Image: Limpe Fuchs live at Tectonics Festival, Glasgow by BBC / Alex Woodward

There's an unavoidable split at Tectonics' core, between the contemporary classical world and the more abrasive performers on display. That split is quite literally demarcated, with the Grand Hall given over to the SSO and the more classically minded, whilst the downstairs Old Fruitmarket plays host to the avant-garde luminaries that make up the lineup’s other half. It does make for some interestingly breakneck tone shifts, no more so with the closing set from Jérôme Noetinger.

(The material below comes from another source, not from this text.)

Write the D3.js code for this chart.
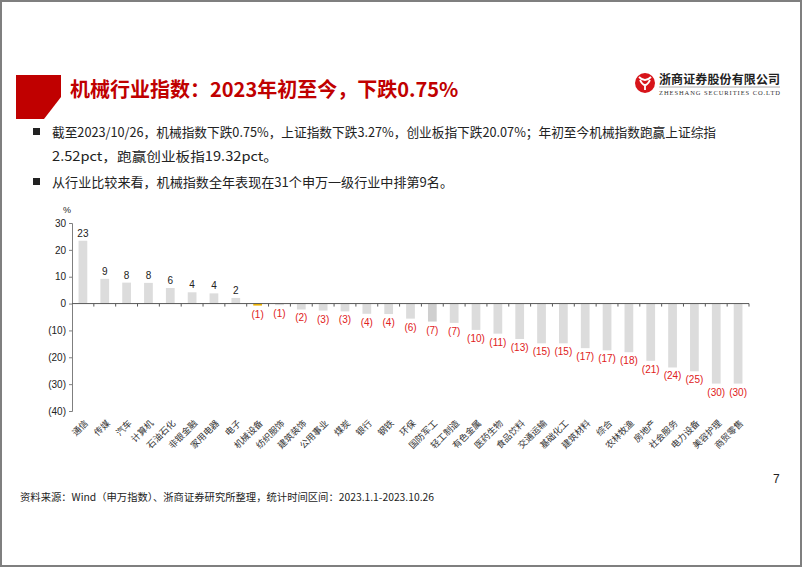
<!DOCTYPE html>
<html>
<head>
<meta charset="utf-8">
<script src="https://cdn.jsdelivr.net/npm/d3@7"></script>
<style>
  body { margin: 0; background: #fff; }
  svg { display: block; }
</style>
</head>
<body>
<div id="slide"></div>
<script>
// industry names (SW level-1), YTD change %
const industries = ["通信","传媒","汽车","计算机","石油石化","非银金融","家用电器","电子",
  "机械设备","纺织服饰","建筑装饰","公用事业","煤炭","银行","钢铁","环保",
  "国防军工","轻工制造","有色金属","医药生物","食品饮料","交通运输","基础化工","建筑材料",
  "综合","农林牧渔","房地产","社会服务","电力设备","美容护理","商贸零售"];
const changes = [23.4, 9.2, 7.8, 7.7, 5.8, 4.2, 3.8, 2.1,
  -0.75, -0.6, -2.2, -2.6, -2.9, -3.8, -3.9, -5.6,
  -6.7, -7.2, -9.8, -11.2, -13.2, -14.8, -14.8, -16.6,
  -17.4, -18.1, -21.3, -23.8, -25.2, -29.8, -29.8];
const yTicks = [30, 20, 10, 0, -10, -20, -30, -40];
const highlight = "机械设备";

const W = 802, H = 567;
const svg = d3.select("#slide").append("svg").attr("width", W).attr("height", H);

// frame
svg.append("rect").attr("x", 1).attr("y", 1).attr("width", W - 2).attr("height", H - 2)
  .attr("fill", "#fff").attr("stroke", "#7f7f7f").attr("stroke-width", 2);

// title block
svg.append("path").attr("d", "M16,75 L61,75 L61,97 L44,119 L16,119 Z").attr("fill", "#c00000");
svg.append("text").attr("x", 70).attr("y", 97)
  .style("font-family", "'Noto Sans CJK SC', sans-serif").style("font-size", "20px")
  .style("font-weight", "bold").attr("fill", "#c00000")
  .text("机械行业指数：2023年初至今，下跌0.75%");

// logo
const logo = svg.append("g");
logo.append("circle").attr("cx", 645).attr("cy", 83).attr("r", 10).attr("fill", "#d7141a");
logo.append("path").attr("d", "M639,77 Q645,83 651,77 M640,80 Q645,90 650,80 M645,84 L645,90")
  .attr("fill", "none").attr("stroke", "#fff").attr("stroke-width", 1.8);
logo.append("text").attr("x", 659).attr("y", 84)
  .style("font-family", "'Noto Sans CJK SC', sans-serif").style("font-size", "12px")
  .style("font-weight", "bold").attr("fill", "#222")
  .attr("textLength", 121).text("浙商证券股份有限公司");
logo.append("line").attr("x1", 659).attr("x2", 780).attr("y1", 87).attr("y2", 87)
  .attr("stroke", "#999").attr("stroke-width", 0.8);
logo.append("text").attr("x", 659).attr("y", 94.5)
  .style("font-family", "'Liberation Serif', serif").style("font-size", "6.5px")
  .attr("fill", "#333").attr("textLength", 121).text("ZHESHANG SECURITIES CO.LTD");

// bullets
const bulletFont = "'Noto Sans CJK SC', sans-serif";
const lines = [
  {x: 52, y: 137, t: "截至2023/10/26，机械指数下跌0.75%，上证指数下跌3.27%，创业板指下跌20.07%；年初至今机械指数跑赢上证综指", len: 664, b: true},
  {x: 52, y: 161, t: "2.52pct，跑赢创业板指19.32pct。", len: 226, b: false},
  {x: 52, y: 187, t: "从行业比较来看，机械指数全年表现在31个申万一级行业中排第9名。", len: 401, b: true}
];
lines.forEach(l => {
  if (l.b) svg.append("rect").attr("x", 33).attr("y", l.y - 9).attr("width", 7).attr("height", 7).attr("fill", "#222");
  svg.append("text").attr("x", l.x).attr("y", l.y)
    .style("font-family", bulletFont).style("font-size", "13px").attr("fill", "#222")
    .attr("textLength", l.len).attr("lengthAdjust", "spacingAndGlyphs").text(l.t);
});

// chart
const x = d3.scaleBand().domain(industries).range([72, 749]).paddingInner(0.6).paddingOuter(0.3);
const y = d3.scaleLinear().domain([-40, 30]).range([411, 223]);
const chart = svg.append("g");
const numFont = "'Liberation Sans', Arial, sans-serif";
const mid = d => x(d) + x.bandwidth() / 2;

chart.selectAll("rect.bar").data(industries).enter().append("rect")
  .attr("class", "bar")
  .attr("x", d => x(d))
  .attr("width", x.bandwidth())
  .attr("y", (d, i) => y(Math.max(0, changes[i])))
  .attr("height", (d, i) => Math.abs(y(changes[i]) - y(0)))
  .attr("fill", d => d === highlight ? "#f2b600" : (d === "国防军工" ? "#cfcfcf" : "#dcdcdc"));

// y axis
const yAxis = d3.axisLeft(y).tickValues(yTicks).tickSize(3)
  .tickFormat(v => v < 0 ? "(" + (-v) + ")" : v);
const yg = chart.append("g").attr("transform", "translate(72,0)").call(yAxis);
yg.select(".domain").attr("stroke", "#7f7f7f");
yg.selectAll(".tick line").attr("stroke", "#7f7f7f");
yg.selectAll("text").style("font-family", numFont).style("font-size", "10px").attr("fill", "#222");

// x axis at zero, ticks between categories
const xg = chart.append("g");
xg.append("line").attr("x1", 72).attr("x2", 749).attr("y1", y(0)).attr("y2", y(0))
  .attr("stroke", "#595959");
xg.selectAll("line.tk").data(industries).enter().append("line")
  .attr("class", "tk")
  .attr("x1", d => mid(d) + x.step() / 2)
  .attr("x2", d => mid(d) + x.step() / 2)
  .attr("y1", y(0)).attr("y2", y(0) + 3)
  .attr("stroke", "#595959");

chart.append("text").attr("x", 67).attr("y", 213).attr("text-anchor", "middle")
  .style("font-family", numFont).style("font-size", "9px").attr("fill", "#222").text("%");

// value labels
chart.selectAll("text.val").data(industries).enter().append("text")
  .attr("class", "val")
  .attr("x", mid)
  .attr("y", (d, i) => changes[i] >= 0 ? y(changes[i]) - 4 : y(changes[i]) + 12)
  .attr("text-anchor", "middle")
  .style("font-family", numFont).style("font-size", "10px")
  .attr("fill", (d, i) => changes[i] >= 0 ? "#222" : "#e02020")
  .text((d, i) => {
    const r = Math.abs(Math.round(changes[i])) || 1;
    return changes[i] >= 0 ? r : "(" + r + ")";
  });

// category labels
chart.selectAll("text.cat").data(industries).enter().append("text")
  .attr("class", "cat")
  .attr("transform", d => "translate(" + (mid(d) + 1) + ",419) rotate(-45)")
  .attr("text-anchor", "end").attr("dy", "0.75em")
  .style("font-family", "'Noto Sans CJK SC', sans-serif").style("font-size", "9px")
  .attr("fill", "#333").text(d => d);

// footer
svg.append("text").attr("x", 773).attr("y", 483)
  .style("font-family", numFont).style("font-size", "12px").attr("fill", "#222").text("7");
svg.append("text").attr("x", 20).attr("y", 501)
  .style("font-family", "'Noto Sans CJK SC', sans-serif").style("font-size", "10px")
  .attr("fill", "#222").attr("textLength", 414).attr("lengthAdjust", "spacingAndGlyphs")
  .text("资料来源：Wind（申万指数）、浙商证券研究所整理，统计时间区间：2023.1.1-2023.10.26");
</script>
</body>
</html>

Following the headlining SSO means that many opt out of the set altogether, and some of those that have come just for the orchestra emphatically aren’t having his heavy tape loop distortion (it gets me an ‘I’ll see you at home’ from my partner). But those that stay are in store for a sublime set. His manipulation of his constantly rolling tape loop that he alters and attacks is a sight to behold, turning the Old Fruitmarket into a sonic war zone with the sheer intensity of sound he creates. The brilliant physicality of his disruption brings a real sense that this is electronic music in the truest elemental sense of the word; born of mishap and chaos. It’s a totally battering display and a magnificent closer. 

Noetinger’s set is indicative of a festival that brings truly brilliant things to the table, and while it may not necessarily bring all of its audience with it, it marks a decade of brilliant work, challenging them the way it always has, daring them to experience something new.